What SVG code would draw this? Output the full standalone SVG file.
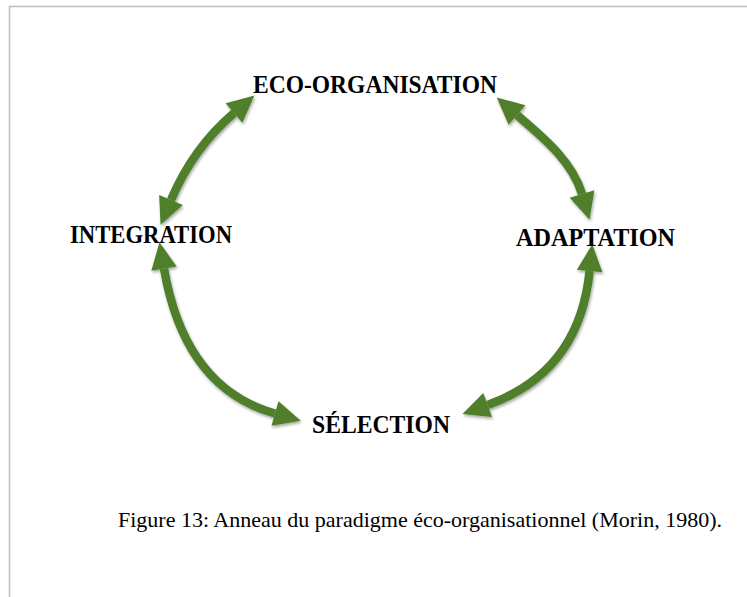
<svg xmlns="http://www.w3.org/2000/svg" width="747" height="597" viewBox="0 0 747 597">
<style>
.lbl{font-family:"Liberation Serif","Times New Roman",serif;font-weight:bold;font-size:24.5px;fill:#000}
.cap{font-family:"Liberation Serif","Times New Roman",serif;font-size:21.5px;fill:#000}
.arc{fill:none;stroke:#4f7f2a;stroke-width:8.5;stroke-linecap:butt}
.frame{stroke:#bdbdbd;stroke-width:1.5;fill:none}
</style>
<defs>
<marker id="head" markerUnits="userSpaceOnUse" markerWidth="30" markerHeight="30" viewBox="-2 -14 28 28" refX="0" refY="0" orient="auto-start-reverse">
<path d="M0,-12 L25,0 L0,12 Z" fill="#4f7f2a"/>
</marker>
<filter id="sh" x="-20%" y="-20%" width="140%" height="140%">
<feDropShadow dx="1" dy="2" stdDeviation="1.5" flood-color="#000" flood-opacity="0.35"/>
</filter>
</defs>
<rect width="747" height="597" fill="#fff"/>
<path class="frame" d="M9.5,597 V6.5 H747"/>
<g id="connectors" filter="url(#sh)">
<path class="arc" d="M234,113 Q193,148 171,200" marker-start="url(#head)" marker-end="url(#head)"/>
<path class="arc" d="M517,115 C540,135 572,160 582,194" marker-start="url(#head)" marker-end="url(#head)"/>
<path class="arc" d="M589.6,271 Q579.5,372 487.6,405" marker-start="url(#head)" marker-end="url(#head)"/>
<path class="arc" d="M164,268.6 Q184.6,388 275,413.5" marker-start="url(#head)" marker-end="url(#head)"/>
</g>
<g id="eco-organisation"><text class="lbl" x="253" y="93" textLength="244" lengthAdjust="spacingAndGlyphs">ECO-ORGANISATION</text></g>
<g id="integration"><text class="lbl" x="70" y="243" textLength="162" lengthAdjust="spacingAndGlyphs">INTEGRATION</text></g>
<g id="adaptation"><text class="lbl" x="516" y="246" textLength="159" lengthAdjust="spacingAndGlyphs">ADAPTATION</text></g>
<g id="selection"><text class="lbl" x="312" y="433" textLength="138" lengthAdjust="spacingAndGlyphs">SÉLECTION</text></g>
<g id="caption"><text class="cap" x="118" y="527" textLength="604" lengthAdjust="spacingAndGlyphs">Figure 13: Anneau du paradigme éco-organisationnel (Morin, 1980).</text></g>
</svg>
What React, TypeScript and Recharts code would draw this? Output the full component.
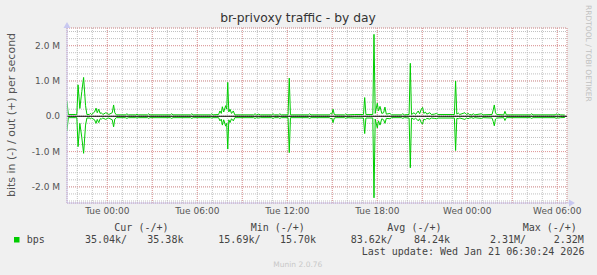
import { ComposedChart, Line, XAxis, YAxis, CartesianGrid, ReferenceLine } from 'recharts'

// ── Data (hours relative to Tue 00:00, values in Mbit/s) ─────────────────────

const hours = [
  -2.69, -2.6, -2.1, -2.03, -1.95, -1.83, -1.7, -1.58, -1.45, -1.36,
  -1.2, -1.13, -1.05, -0.85, -0.75, -0.67, -0.57, -0.48, -0.4, -0.3,
  -0.1, 0.0, 0.1, 0.33, 0.42, 0.5, 0.6, 1.2, 1.31, 1.4,
  1.9, 1.98, 2.06, 2.68, 2.76, 2.84, 4.2, 4.29, 4.38, 5.55,
  5.63, 5.72, 6.88, 6.96, 7.05, 7.42, 7.51, 7.6, 7.67, 7.76,
  7.89, 7.96, 8.03, 8.1, 8.18, 8.28, 8.4, 8.5, 9.75, 9.85,
  9.95, 10.1, 10.2, 10.95, 11.05, 11.15, 11.42, 11.5, 11.6, 12.05,
  12.13, 12.21, 13.4, 13.49, 13.58, 14.8, 14.9, 14.97, 15.05, 15.13,
  15.25, 15.82, 15.9, 15.98, 16.5, 17.08, 17.16, 17.24, 17.7, 17.78,
  17.86, 18.0, 18.08, 18.18, 18.3, 18.42, 18.51, 18.6, 18.84, 18.95,
  19.6, 19.7, 19.8, 20.12, 20.2, 20.28, 20.45, 20.55, 20.73, 20.82,
  20.95, 21.02, 21.1, 21.2, 21.3, 21.5, 21.6, 21.8, 21.95, 22.05,
  23.14, 23.22, 23.3, 23.4, 23.5, 23.84, 23.95, 24.05, 24.15, 24.3,
  24.4, 24.5, 24.95, 25.05, 25.65, 25.73, 25.8, 25.88, 25.96, 26.43,
  26.51, 26.6, 28.2, 28.29, 28.38, 29.85, 29.92, 30.0, 30.1, 30.2,
  30.5,
]

const outMbps = [
  0.43, 0.05, 0.05, 0.05, 0.89, 0.22, 0.7, 1.1, 0.3, 0.05,
  0.05, 0.08, 0.05, 0.12, 0.23, 0.1, 0.2, 0.08, 0.1, 0.05,
  0.1, 0.08, 0.05, 0.1, 0.32, 0.1, 0.04, 0.04, 0.07, 0.04,
  0.04, 0.06, 0.04, 0.04, 0.07, 0.04, 0.04, 0.07, 0.04, 0.04,
  0.07, 0.04, 0.04, 0.07, 0.04, 0.05, 0.15, 0.08, 0.27, 0.12,
  0.3, 0.2, 0.96, 0.12, 0.2, 0.08, 0.15, 0.04, 0.04, 0.07,
  0.04, 0.06, 0.04, 0.04, 0.07, 0.04, 0.04, 0.07, 0.04, 0.04,
  1.08, 0.04, 0.04, 0.07, 0.04, 0.04, 0.08, 0.06, 0.2, 0.05,
  0.04, 0.04, 0.07, 0.04, 0.05, 0.05, 0.53, 0.05, 0.05, 2.32,
  0.08, 0.37, 0.15, 0.28, 0.08, 0.1, 0.26, 0.06, 0.08, 0.04,
  0.04, 0.07, 0.04, 0.05, 1.5, 0.05, 0.1, 0.05, 0.15, 0.07,
  0.22, 0.25, 0.08, 0.12, 0.06, 0.1, 0.05, 0.06, 0.08, 0.05,
  0.05, 1.0, 0.06, 0.09, 0.05, 0.1, 0.05, 0.08, 0.05, 0.04,
  0.07, 0.04, 0.07, 0.04, 0.05, 0.18, 0.32, 0.1, 0.05, 0.04,
  0.14, 0.04, 0.04, 0.07, 0.04, 0.04, 0.07, 0.04, 0.06, 0.04,
  0.035,
]

const inMbps = [
  0.42, 0.04, 0.04, 0.04, 0.86, 0.2, 0.6, 1.05, 0.25, 0.05,
  0.05, 0.07, 0.05, 0.1, 0.2, 0.09, 0.18, 0.07, 0.08, 0.05,
  0.09, 0.06, 0.05, 0.1, 0.3, 0.08, 0.04, 0.04, 0.06, 0.04,
  0.04, 0.05, 0.04, 0.04, 0.06, 0.04, 0.04, 0.06, 0.04, 0.04,
  0.06, 0.04, 0.04, 0.05, 0.04, 0.04, 0.13, 0.08, 0.25, 0.1,
  0.28, 0.2, 0.93, 0.1, 0.18, 0.07, 0.13, 0.04, 0.04, 0.06,
  0.04, 0.05, 0.04, 0.04, 0.06, 0.04, 0.04, 0.06, 0.04, 0.04,
  1.03, 0.04, 0.04, 0.06, 0.04, 0.04, 0.07, 0.06, 0.18, 0.05,
  0.04, 0.04, 0.06, 0.04, 0.05, 0.05, 0.49, 0.05, 0.05, 2.31,
  0.08, 0.33, 0.13, 0.25, 0.07, 0.1, 0.2, 0.06, 0.07, 0.04,
  0.04, 0.06, 0.04, 0.05, 1.46, 0.05, 0.09, 0.05, 0.13, 0.07,
  0.2, 0.22, 0.08, 0.1, 0.06, 0.08, 0.05, 0.06, 0.07, 0.05,
  0.05, 0.97, 0.06, 0.07, 0.05, 0.09, 0.05, 0.07, 0.05, 0.04,
  0.06, 0.04, 0.06, 0.04, 0.05, 0.15, 0.27, 0.08, 0.05, 0.04,
  0.12, 0.04, 0.04, 0.06, 0.04, 0.04, 0.06, 0.04, 0.05, 0.04,
  0.035,
]

const X_TICKS  = [0, 6, 12, 18, 24, 30]
const X_LABELS = ['Tue 00:00', 'Tue 06:00', 'Tue 12:00', 'Tue 18:00', 'Wed 00:00', 'Wed 06:00']
const Y_TICKS  = [-2, -1, 0, 1, 2]
const Y_LABELS = ['-2.0 M', '-1.0 M', '0.0', '1.0 M', '2.0 M']

const LEGEND_HEADERS = ['Cur (-/+)', 'Min (-/+)', 'Avg (-/+)', 'Max (-/+)']
const LEGEND_VALUES  = ['35.04k/', '35.38k', '15.69k/', '15.70k', '83.62k/', '84.24k', '2.31M/', '2.32M']

// ── Layout ───────────────────────────────────────────────────────────────────

const W = 597
const H = 275
const X_DOMAIN: [number, number] = [-2.687, 30.647]
const Y_DOMAIN: [number, number] = [-2.457, 2.5]
const MINOR_X = Array.from({ length: 33 }, (_, i) => i - 2)
const MAJOR_X = [0, 3, 6, 9, 12, 15, 18, 21, 24, 27, 30]
const MINOR_Y = Array.from({ length: 25 }, (_, i) => Math.round((i * 0.2 - 2.4) * 10) / 10)

const GREEN = '#00cc00'
const AXIS  = '#c8c8f0'
const FONT  = 'DejaVu Sans, sans-serif'
const MONO  = 'DejaVu Sans Mono, monospace'
const TICK  = { fontSize: 9, fill: '#555', fontFamily: FONT }

const HEADER_X = [114.3, 250.7, 387.3, 522.7]
const VALUE_X  = [85, 147.3, 218.3, 280, 350.7, 414, 490, 553.7]

function ArrowRight(props: any) {
  const { x, y, width } = props.viewBox
  const e = x + width
  return (
    <g>
      <line x1={e} y1={y} x2={e + 3} y2={y} stroke={AXIS} />
      <path d={`M${e + 2},${y - 3.5} L${e + 8},${y} L${e + 2},${y + 3.5} Z`} fill={AXIS} />
    </g>
  )
}

function ArrowUp(props: any) {
  const { x, y, width } = props.viewBox
  const a = x + width
  return <path d={`M${a - 3.5},${y} L${a},${y - 6} L${a + 3.5},${y} Z`} fill={AXIS} />
}

export default function App() {
  const data = hours.map((t, i) => ({ t, out: outMbps[i], in: -inMbps[i] }))

  return (
    <div style={{ position: 'absolute', left: 0, top: 0, width: W, height: H, background: '#f0f0f0' }}>
      <ComposedChart width={W} height={H} data={data} margin={{ top: 28, right: 30, bottom: 52, left: 7 }}>
        <XAxis xAxisId="minor" dataKey="t" type="number" domain={X_DOMAIN} ticks={MINOR_X} interval={0} allowDataOverflow hide />
        <XAxis xAxisId="major" dataKey="t" type="number" domain={X_DOMAIN} ticks={MAJOR_X} interval={0} allowDataOverflow hide />
        <YAxis yAxisId="minor" type="number" domain={Y_DOMAIN} ticks={MINOR_Y} interval={0} allowDataOverflow hide />
        <YAxis yAxisId="major" type="number" domain={Y_DOMAIN} ticks={Y_TICKS} interval={0} allowDataOverflow hide />
        <CartesianGrid xAxisId="minor" yAxisId="minor" stroke="#c0c0c0" strokeDasharray="1 1" fill="#ffffff" />
        <CartesianGrid xAxisId="major" yAxisId="major" stroke="#e39a9a" strokeDasharray="1 1" />
        <XAxis
          xAxisId="main" dataKey="t" type="number" domain={X_DOMAIN} ticks={X_TICKS} interval={0}
          allowDataOverflow height={20} tick={TICK} tickSize={0} tickMargin={5}
          axisLine={{ stroke: AXIS }} tickLine={false}
          tickFormatter={(v: number) => X_LABELS[X_TICKS.indexOf(v)] ?? ''}
          label={{ content: ArrowRight }}
        />
        <YAxis
          yAxisId="main" type="number" domain={Y_DOMAIN} ticks={Y_TICKS} interval={0}
          allowDataOverflow width={60} tick={TICK} tickSize={0} tickMargin={7}
          axisLine={{ stroke: AXIS }} tickLine={false}
          tickFormatter={(v: number) => Y_LABELS[Y_TICKS.indexOf(v)] ?? ''}
          label={{ content: ArrowUp }}
        />
        <Line xAxisId="main" yAxisId="main" type="linear" dataKey="out" stroke={GREEN} strokeWidth={1} dot={false} isAnimationActive={false} />
        <Line xAxisId="main" yAxisId="main" type="linear" dataKey="in" stroke={GREEN} strokeWidth={1} dot={false} isAnimationActive={false} />
        <ReferenceLine xAxisId="main" yAxisId="main" y={0} stroke="#000" strokeWidth={1} />
      </ComposedChart>

      <svg width={W} height={H} style={{ position: 'absolute', left: 0, top: 0, pointerEvents: 'none' }}>
        <text x={298} y={18} textAnchor="middle" dominantBaseline="central" fontFamily={FONT} fontSize={12.3} fill="#333">
          br-privoxy traffic - by day
        </text>
        <text transform="translate(11,115) rotate(-90)" textAnchor="middle" dominantBaseline="central" fontFamily={FONT} fontSize={11} fill="#555">
          bits in (-) / out (+) per second
        </text>
        <text transform="translate(588,5) rotate(90)" textAnchor="start" dominantBaseline="central" fontFamily={FONT} fontSize={7.5} fill="#c0c0c0">
          RRDTOOL / TOBI OETIKER
        </text>
        {LEGEND_HEADERS.map((h, i) => (
          <text key={h} x={HEADER_X[i]} y={227.7} dominantBaseline="central" fontFamily={MONO} fontSize={10} fill="#444">{h}</text>
        ))}
        <rect x={14} y={237} width={5.5} height={5.5} fill={GREEN} />
        <text x={26.7} y={239.7} dominantBaseline="central" fontFamily={MONO} fontSize={10} fill="#444">bps</text>
        {LEGEND_VALUES.map((v, i) => (
          <text key={i} x={VALUE_X[i]} y={239.7} dominantBaseline="central" fontFamily={MONO} fontSize={10} fill="#444">{v}</text>
        ))}
        <text x={361.7} y={251} dominantBaseline="central" fontFamily={MONO} fontSize={10} fill="#444">
          Last update: Wed Jan 21 06:30:24 2026
        </text>
        <text x={273.3} y={264.3} dominantBaseline="central" fontFamily={FONT} fontSize={7.5} fill="#c8c8c8">
          Munin 2.0.76
        </text>
      </svg>
    </div>
  )
}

##############################

> **Work to be completed**: Using the material above, copy every line in which the string "would" occurs.

> **Exercise answer**:
What SVG code would draw this? Output the full standalone SVG file.
What React, TypeScript and Recharts code would draw this? Output the full component.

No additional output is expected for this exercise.